Repórteres puro-sangue têm horror à monotonia. O ar condicionado da redação os deixa irritadiços, mal humorados. Só melhoram ao chegar à rua, ou, melhor ainda, à estrada. Qualquer pauta para eles é candidata a manchete - mesmo um singelo alagamento de uma rua de subúrbio pode esconder alguma falcatrua, algo inusitado, um drama humano. Sempre há uma boa história para contar. Diante de qualquer entrevistado – de um servente de pedreiro ao Presidente da República, a sua postura é a mesma: “este sacana está querendo me enrolar”.
Repórteres puro sangue são capazes de furungar durante meses em cima de um assunto em que apostam, mesmo enfrentando a desconfiança dos chefes e o descrédito dos colegas. Eles não se importam de trabalhar depois de cumpridas as pautas do dia para tocar aquela reportagem que vai lhes render prêmios e reconhecimento nacional e internacional.
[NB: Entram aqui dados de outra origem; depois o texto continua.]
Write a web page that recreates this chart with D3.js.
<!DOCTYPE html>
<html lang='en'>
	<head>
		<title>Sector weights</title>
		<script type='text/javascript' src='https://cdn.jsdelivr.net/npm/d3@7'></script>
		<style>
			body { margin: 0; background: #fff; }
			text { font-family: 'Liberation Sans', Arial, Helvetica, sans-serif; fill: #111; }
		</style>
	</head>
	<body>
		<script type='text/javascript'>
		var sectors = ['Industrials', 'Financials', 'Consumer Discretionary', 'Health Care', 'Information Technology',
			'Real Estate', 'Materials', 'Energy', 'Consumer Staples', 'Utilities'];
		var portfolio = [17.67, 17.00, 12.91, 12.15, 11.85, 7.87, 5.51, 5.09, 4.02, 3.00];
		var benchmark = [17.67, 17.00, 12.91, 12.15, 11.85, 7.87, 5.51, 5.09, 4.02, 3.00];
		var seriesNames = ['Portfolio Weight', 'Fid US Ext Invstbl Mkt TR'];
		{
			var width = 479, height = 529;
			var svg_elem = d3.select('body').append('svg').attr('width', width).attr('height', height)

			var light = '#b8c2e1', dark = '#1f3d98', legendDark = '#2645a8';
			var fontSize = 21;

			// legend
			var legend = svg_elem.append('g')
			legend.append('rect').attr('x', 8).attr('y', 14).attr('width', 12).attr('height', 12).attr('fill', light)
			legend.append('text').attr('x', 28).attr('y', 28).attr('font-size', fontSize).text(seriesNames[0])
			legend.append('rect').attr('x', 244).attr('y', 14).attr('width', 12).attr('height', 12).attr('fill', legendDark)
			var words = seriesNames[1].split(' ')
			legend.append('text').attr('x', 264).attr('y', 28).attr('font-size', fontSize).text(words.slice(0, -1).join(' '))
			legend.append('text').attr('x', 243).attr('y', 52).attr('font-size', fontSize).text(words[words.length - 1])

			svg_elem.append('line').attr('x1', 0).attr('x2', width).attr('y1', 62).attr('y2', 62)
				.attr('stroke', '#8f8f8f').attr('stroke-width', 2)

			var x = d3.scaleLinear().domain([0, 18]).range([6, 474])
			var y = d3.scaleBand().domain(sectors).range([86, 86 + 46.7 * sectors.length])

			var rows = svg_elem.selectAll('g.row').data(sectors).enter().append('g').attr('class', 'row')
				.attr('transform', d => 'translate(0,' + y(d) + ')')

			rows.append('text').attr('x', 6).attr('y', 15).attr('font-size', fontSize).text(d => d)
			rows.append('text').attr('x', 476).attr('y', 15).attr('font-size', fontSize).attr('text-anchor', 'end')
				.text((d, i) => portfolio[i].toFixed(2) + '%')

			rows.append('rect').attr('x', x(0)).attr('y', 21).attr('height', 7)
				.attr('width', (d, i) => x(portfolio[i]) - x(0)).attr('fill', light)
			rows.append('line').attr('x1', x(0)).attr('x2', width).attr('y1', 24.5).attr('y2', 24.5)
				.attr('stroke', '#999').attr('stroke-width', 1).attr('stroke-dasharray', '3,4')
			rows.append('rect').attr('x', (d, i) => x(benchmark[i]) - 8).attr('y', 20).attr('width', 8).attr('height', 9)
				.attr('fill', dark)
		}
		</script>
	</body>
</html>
Carlos Wagner, do jornal Zero Hora, trabalhou arduamente até desvendar o esquema de aliciamento de meninas do interior do Rio Grande do Sul para as casas de prostituição de Porto Alegre. Publicadas as reportagens, só restou à policia checar as informações e prender os responsáveis pela rede de aliciadores.
Bob Woodward e Carl Bernstein, do Washington Post, só tinham um cartão com o nome e o telefone de um funcionário da Casa Branca encontrado no prédio do edifício Watergate para iniciar a investigação que acabou causando a queda do presidente Richard Nixon.
O jornalismo é para estes repórteres uma missão, uma razão de viver. Por isso, geralmente têm uma vida pessoal instável. Suas mulheres (ou maridos), filhos e parentes estão sempre em segundo lugar. Tanta dedicação à profissão raramente é retribuída pelos chefes com aumentos salariais e estabilidade no emprego. Pelo contrário: muitos são demitidos por não se conformarem com a mediocridade e o servilismo dos editores. Outros tantos se rendem a promoções para cargos de chefia ou boas propostas de assessorias de imprensa, onde passam a ganhar bem mais e trabalhar menos.
Há quem diga que os repórteres puro-sangue são uma espécie em extinção, que já não há lugar para eles nas redações cada vez mais enxutas e pasteurizadas. Não acredito. É impossível haver jornalismo de qualidade sem reportagem investigativa. Mesmo em pequeno número, estes bravos serão sempre indispensáveis. A primavera chegará, ainda que tarde.
Precursor dos repórteres puro-sangue, o norte-americano John Reed nasceu em 1887 em Portland, Oregon, e estudou em Harvard. Depois de formado foi morar em Nova Iorque, onde aproximou dos líderes de grupos de defesa dos direitos civis e dos trabalhadores, que na época lutavam pela jornada de oito horas diárias. Logo que começou a trabalhar como repórter em jornais locais deixou clara sua paixão pelo jornalismo descomprometido.
Cobrindo a greve dos empregados de uma fábrica de tecidos, transformou uma pauta que renderia uma nota de pé de página num libelo contra a exploração e a truculência dos empresários. Acabou preso por seu envolvimento com os grevistas, e em sua cela escreveu uma reportagem sobre as péssimas condições do presídio onde estava. Em 1914 foi ao México para conferir quem era um tal de Pancho Villa, líder de uma rebelião de camponeses. Produziu uma série de reportagens que, publicadas em livro – México Rebelde – o tornaram internacionalmente conhecido como um dos mais importantes jornalistas norte-americanos.
A cobertura da primeira Guerra Mundial, na Europa, solidificou sua ideologia socialista, o pacifismo e o engajamento político. Em 1917 embarcou para a Rússia, onde os bolcheviques tentavam tomar o poder. Tornou-se amigo de Lênin e escreveu “Os 10 Dias que Abalaram o Mundo”, um dos melhores relatos da revolução. Aderiu ao Partido Comunista, mas seu espírito indomável não suportou a ditadura imposta pelos novos donos do poder na União Soviética. Desiludido e amargurado, morreu de tifo, em Moscou, três dias antes de completar 33 anos.